Я храню его письма — мелким убористым почерком и густой, через один интервал, на двух сторонах листа, машинописью (наверно, пора подумать об их публикации). В одном, по поводу работы об Окуджаве и сомнений коллег, заслуживает ли он исследования, — скромная паче гордости мысль, что внимание к второстепенным поэтам окупится, если потомки не забудут нас, третьестепенных литературоведов. В другом, по поводу моих попыток психоанализировать Эйзенштейна, — предупреждение, что тогда от аналогичного подхода не застрахован и его исследователь. В нескольких (электронных и рукописных, в том числе из последней больницы) — заботливые метрические разъяснения, указания подтекстов и семантических ореолов. В связи с моей попыткой заняться 85-м стихотворением Катулла («Odi et amo…») — поощрение к работе, переписанные от руки неизвестные мне русские переводы и подсказка термина (ропаллический стих) для замеченного мной удлинения глаголов от начала к концу. (Статью я забросил, и он мне несколько раз напоминал, что доделать надо.) В ответ на возбужденный звонок из Санта-Моники об идее инфинитивной поэзии — удовлетворение, что семантические ореолы распространимы на синтаксис.
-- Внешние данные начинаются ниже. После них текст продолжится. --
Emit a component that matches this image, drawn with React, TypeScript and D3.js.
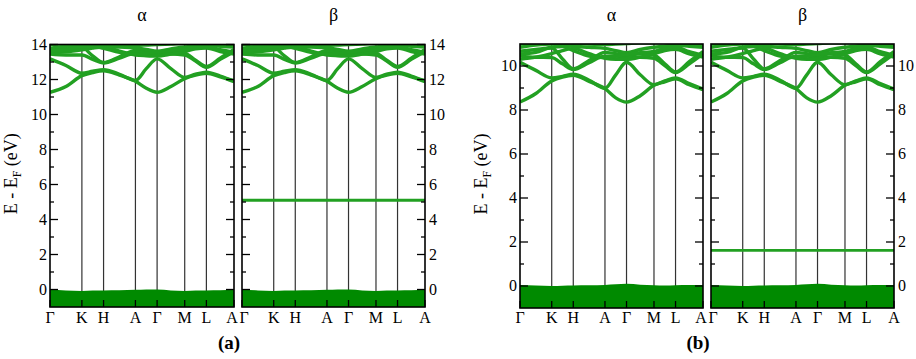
import { useEffect, useRef } from 'react';
import * as d3 from 'd3';

// high-symmetry path of the hexagonal Brillouin zone
const kLabels = ['Γ', 'K', 'H', 'A', 'Γ', 'M', 'L', 'A'];
const kPoints = [0, 1.155, 1.94, 3.094, 3.879, 4.879, 5.664, 6.664];
// sample positions along the path (k-points and the middle of each segment)
const kSamples = [0, 0.577, 1.155, 1.547, 1.94, 2.517, 3.094, 3.487, 3.879, 4.379, 4.879, 5.272, 5.664, 6.164, 6.664];

// (a) conduction bands, eV
const bandA1 = [11.27, 11.6, 12.22, 12.4, 12.5, 12.25, 11.9, 11.5, 11.27, 11.6, 12.05, 12.25, 12.35, 12.15, 11.88];
const bandA2 = [13.18, 12.8, 12.36, 12.47, 12.56, 12.3, 11.95, 12.62, 13.18, 12.62, 12.12, 12.3, 12.42, 12.2, 11.92];
const bandA3 = [13.45, 13.4, 13.4, 13.15, 12.94, 13.22, 13.5, 13.48, 13.42, 13.45, 13.4, 13.05, 12.7, 13.15, 13.6];
const bandA4 = [13.7, 13.75, 13.82, 13.35, 12.97, 13.3, 13.66, 13.6, 13.55, 13.6, 13.5, 13.1, 12.74, 13.22, 13.72];
const bandA5 = [13.78, 13.9, 13.96, 13.95, 13.9, 13.85, 13.8, 13.72, 13.62, 13.75, 13.86, 13.9, 13.95, 13.9, 13.85];
const bandA6 = [13.52, 13.58, 13.7, 13.8, 13.86, 13.62, 13.4, 13.36, 13.34, 13.45, 13.6, 13.75, 13.8, 13.6, 13.45];
const bandA7 = [13.98, 14.05, 14.1, 14.05, 14.0, 13.98, 13.95, 13.97, 14.0, 14.02, 14.05, 14.05, 14.02, 14.0, 13.98];
const bandA8 = [13.62, 13.7, 13.88, 13.9, 13.78, 13.55, 13.45, 13.5, 13.58, 13.66, 13.72, 13.82, 13.88, 13.7, 13.55];
const valenceA = [0, -0.05, -0.08, -0.06, -0.05, -0.04, -0.02, 0, 0, -0.05, -0.08, -0.06, -0.05, -0.04, -0.02];
const flatA = 5.1;

// (b) conduction bands, eV
const bandB1 = [8.36, 8.75, 9.32, 9.5, 9.58, 9.3, 8.97, 8.55, 8.36, 8.65, 9.12, 9.28, 9.42, 9.15, 8.92];
const bandB2 = [10.17, 9.8, 9.46, 9.53, 9.63, 9.35, 8.99, 9.6, 10.17, 9.6, 9.15, 9.32, 9.46, 9.2, 8.95];
const bandB3 = [10.45, 10.4, 10.38, 10.1, 9.84, 10.15, 10.45, 10.45, 10.4, 10.4, 10.35, 10.02, 9.7, 10.1, 10.55];
const bandB4 = [10.67, 10.75, 10.82, 10.32, 9.87, 10.25, 10.62, 10.56, 10.5, 10.55, 10.5, 10.1, 9.73, 10.2, 10.66];
const bandB5 = [10.85, 10.95, 11.0, 10.95, 10.9, 10.85, 10.8, 10.7, 10.6, 10.75, 10.85, 10.9, 10.95, 10.9, 10.85];
const bandB6 = [10.3, 10.4, 10.56, 10.7, 10.8, 10.56, 10.35, 10.3, 10.3, 10.4, 10.55, 10.7, 10.76, 10.55, 10.4];
const bandB7 = [11.0, 11.05, 11.1, 11.05, 11.02, 11.0, 10.98, 11.0, 11.02, 11.05, 11.05, 11.05, 11.02, 11.0, 10.98];
const bandB8 = [10.55, 10.62, 10.85, 10.88, 10.7, 10.45, 10.38, 10.44, 10.52, 10.6, 10.66, 10.8, 10.86, 10.65, 10.48];
const valenceB = [0.04, 0.02, 0, 0.01, 0.02, 0.03, 0.05, 0.08, 0.1, 0.06, 0.03, 0.02, 0.03, 0.04, 0.05];
const flatB = 1.62;

const ticksA = [0, 2, 4, 6, 8, 10, 12, 14];
const minorA = [1, 3, 5, 7, 9, 11, 13];
const ticksB = [0, 2, 4, 6, 8, 10];
const minorB = [1, 3, 5, 7, 9];

const bandsA = [bandA1, bandA2, bandA3, bandA4, bandA5, bandA6, bandA7, bandA8];
const bandsB = [bandB1, bandB2, bandB3, bandB4, bandB5, bandB6, bandB7, bandB8];

const GREEN = '#008a00';
const BAND = '#22a022';
const FONT = '"Liberation Serif", "Times New Roman", Times, serif';

const panels = [
  { id: 'aa', x0: 50, x1: 234, top: 44.5, bottom: 307, dom: [-1, 14], bands: bandsA, val: valenceA, flat: null, ticks: ticksA, minor: minorA, side: 'left', title: 'α' },
  { id: 'ab', x0: 242, x1: 425, top: 44.5, bottom: 307, dom: [-1, 14], bands: bandsA, val: valenceA, flat: flatA, ticks: ticksA, minor: minorA, side: 'right', title: 'β' },
  { id: 'ba', x0: 520, x1: 703, top: 44, bottom: 308, dom: [-1, 11], bands: bandsB, val: valenceB, flat: null, ticks: ticksB, minor: minorB, side: 'left', title: 'α' },
  { id: 'bb', x0: 711, x1: 894, top: 44, bottom: 308, dom: [-1, 11], bands: bandsB, val: valenceB, flat: flatB, ticks: ticksB, minor: minorB, side: 'right', title: 'β' },
];

export default function App() {
  const svgRef = useRef<SVGSVGElement>(null);

  useEffect(() => {
    const svg = d3.select(svgRef.current);
    svg.selectAll('*').remove();
    const defs = svg.append('defs');

    panels.forEach((p) => {
      const x = d3.scaleLinear().domain([0, kPoints[kPoints.length - 1]]).range([p.x0, p.x1]);
      const y = d3.scaleLinear().domain(p.dom).range([p.bottom, p.top]);
      const g = svg.append('g');

      defs.append('clipPath').attr('id', `clip-${p.id}`)
        .append('rect')
        .attr('x', p.x0).attr('y', p.top)
        .attr('width', p.x1 - p.x0).attr('height', p.bottom - p.top);

      // vertical lines at high-symmetry points
      g.selectAll('.kline')
        .data(kPoints.slice(1, -1))
        .enter()
        .append('line')
        .attr('x1', d => x(d)).attr('x2', d => x(d))
        .attr('y1', p.top).attr('y2', p.bottom)
        .attr('stroke', '#333')
        .attr('stroke-width', 1.2);

      const plot = g.append('g').attr('clip-path', `url(#clip-${p.id})`);

      // valence manifold
      const area = d3.area<number>()
        .x((_, i) => x(kSamples[i]))
        .y0(y(p.dom[0]) + 2)
        .y1(d => y(d))
        .curve(d3.curveMonotoneX);
      plot.append('path').attr('d', area(p.val)).attr('fill', GREEN);

      const line = d3.line<number>()
        .x((_, i) => x(kSamples[i]))
        .y(d => y(d))
        .curve(d3.curveMonotoneX);

      plot.selectAll('.band')
        .data(p.bands)
        .enter()
        .append('path')
        .attr('d', d => line(d))
        .attr('fill', 'none')
        .attr('stroke', BAND)
        .attr('stroke-width', 3.4)
        .attr('stroke-linejoin', 'round');

      if (p.flat !== null) {
        plot.append('line')
          .attr('x1', p.x0).attr('x2', p.x1)
          .attr('y1', y(p.flat)).attr('y2', y(p.flat))
          .attr('stroke', BAND)
          .attr('stroke-width', 2.8);
      }

      // x ticks (inward) and labels
      g.selectAll('.xtick')
        .data(kPoints)
        .enter()
        .append('line')
        .attr('x1', d => x(d)).attr('x2', d => x(d))
        .attr('y1', p.bottom).attr('y2', p.bottom - 7)
        .attr('stroke', '#000').attr('stroke-width', 1.3);

      const last = kLabels.length - 1;
      g.selectAll('.xlab')
        .data(kLabels)
        .enter()
        .append('text')
        .attr('x', (_, i) => x(kPoints[i]) + (i === 0 && p.side === 'right' ? 2 : 0) - (i === last && p.side === 'left' ? 2 : 0))
        .attr('y', 323)
        .attr('text-anchor', 'middle')
        .attr('font-family', FONT)
        .attr('font-size', 16)
        .text(d => d);

      // y ticks on both sides, inward
      [p.x0, p.x1].forEach((edge) => {
        const dir = edge === p.x0 ? 1 : -1;
        g.selectAll(null)
          .data(p.ticks)
          .enter()
          .append('line')
          .attr('x1', edge).attr('x2', edge + dir * 8)
          .attr('y1', d => y(d)).attr('y2', d => y(d))
          .attr('stroke', '#000').attr('stroke-width', 1.3);
        g.selectAll(null)
          .data(p.minor)
          .enter()
          .append('line')
          .attr('x1', edge).attr('x2', edge + dir * 4)
          .attr('y1', d => y(d)).attr('y2', d => y(d))
          .attr('stroke', '#000').attr('stroke-width', 1.3);
      });

      g.selectAll('.ylab')
        .data(p.ticks)
        .enter()
        .append('text')
        .attr('x', p.side === 'left' ? p.x0 - 3 : p.x1 + 4)
        .attr('y', d => y(d) + 5)
        .attr('text-anchor', p.side === 'left' ? 'end' : 'start')
        .attr('font-family', FONT)
        .attr('font-size', 16)
        .text(d => d);

      // frame
      g.append('rect')
        .attr('x', p.x0).attr('y', p.top)
        .attr('width', p.x1 - p.x0).attr('height', p.bottom - p.top)
        .attr('fill', 'none')
        .attr('stroke', '#000')
        .attr('stroke-width', 1.6);

      g.append('text')
        .attr('x', (p.x0 + p.x1) / 2)
        .attr('y', 21)
        .attr('text-anchor', 'middle')
        .attr('font-family', FONT)
        .attr('font-size', 18)
        .text(p.title);

      if (p.side === 'left') {
        const t = svg.append('text')
          .attr('transform', `translate(${p.x0 - 33},${(p.top + p.bottom) / 2 - 2}) rotate(-90)`)
          .attr('text-anchor', 'middle')
          .attr('font-family', FONT)
          .attr('font-size', 18);
        t.append('tspan').text('E - E');
        t.append('tspan').attr('dy', 4).attr('font-size', 12).text('F');
        t.append('tspan').attr('dy', -4).text(' (eV)');
      }
    });

    [{ label: '(a)', cx: 229 }, { label: '(b)', cx: 698 }].forEach((c) => {
      svg.append('text')
        .attr('x', c.cx).attr('y', 349)
        .attr('text-anchor', 'middle')
        .attr('font-family', FONT)
        .attr('font-size', 19)
        .attr('font-weight', 'bold')
        .text(c.label);
    });
  }, []);

  return (
    <div style={{ position: 'fixed', left: 0, top: 0, background: '#fff' }}>
      <svg ref={svgRef} width={916} height={359} style={{ display: 'block' }}></svg>
    </div>
  );
}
Ничего этого уже не будет. Как не будет перед глазами примера уникального трудолюбия, на который я оглядывался в периоды лени и нелюбопытства, говоря себе: вот ты уклоняешься от работы, вспомни М. Л. Стыдно было и невежества, особенно при встречах, хотя сам М. Л. в своей просветительской роли держался с предельным тактом, во весь рост не выпрямлялся и справки давал исчерпывающе детальные, а не по-авгурски загадочные.
Впервые я увидел его полвека назад. Один из, наверно, уже немногих, я помню его высоким, крепко сложенным, даже полноватым, с густыми волосами — рыжевато-каштановыми, расчесанными на пробор. Я был на 1-м курсе, он, следовательно, на 3-м. Познакомился с ним не я, а Юра Щеглов — кажется, на лекциях С. М. Бонди, которого помню только издали. (Юра говорил, что, когда мел крошился, Бонди с наигранной капризностью требовал принести другой, лучший: «Принесите мне чехословацкий мел!». Дальше Чехословакии тогдашние мечты о хорошей жизни не простирались.)